Chinese regulators ordered 11 online cab-hailing platforms including those operated by Didi Global, Meituan and Alibaba Group to immediately rectify non-compliance behaviours, stop monopolistic practices and ensure data security.
Authorities from the Ministry of Transport, Central Cyberspace Affairs Office and other departments met executives from ride-hailing platforms on Wednesday, according to an official statement published on Thursday.
The companies were criticised for their marketing methods and “vicious” competitive measures including recruiting unlicensed drivers and vehicles.
Rectify non-compliance behaviours
According to the statement, authorities ordered companies to “immediately rectify non-compliance behaviours, jointly maintain a fair and competitive market order, and jointly create a good environment for the standardised and healthy development of the online car-hailing industry.”
Ride-haling apps were told to remove existing illegal vehicles and drivers from platforms and require qualified drivers and vehicles to apply for online car-hailing permits.

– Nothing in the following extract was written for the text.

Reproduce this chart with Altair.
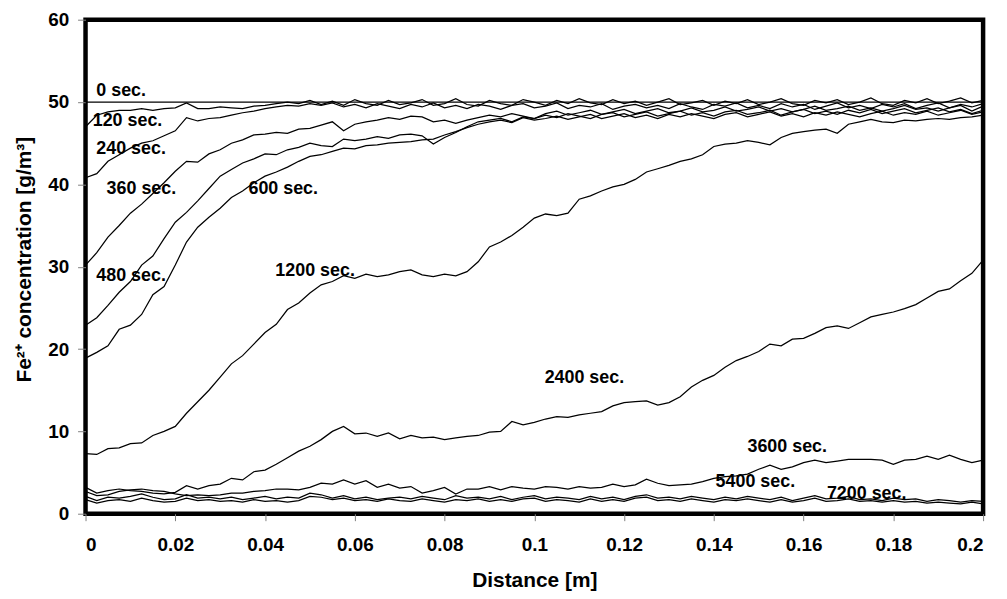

In line with President Xi Jinping’s “common prosperity” goals, authorities ordered the companies to ensure that drivers receive reasonable labour remuneration and rest, to standardise industry pricing behaviour and reduce percentage on commissions.
Companies were ordered to set up data security management systems and adopt necessary security measures to protect private consumer data.
Clamping down anti-competitive behaviour, protecting consumer data and promoting “common prosperity”, have been the prime agendas behind Beijing recent regulatory sweep.
Didi Global’s ride-hailing apps were removed from China’s smartphone app stores on data privacy violations, less than a week after listing in New York in late June.
The US-listed shares of Didi Global closed 11.9% higher on Wednesday. Meituan shares inched up about 0.1% and Alibaba Group shares rose 3.5% in Hong Kong on Thursday.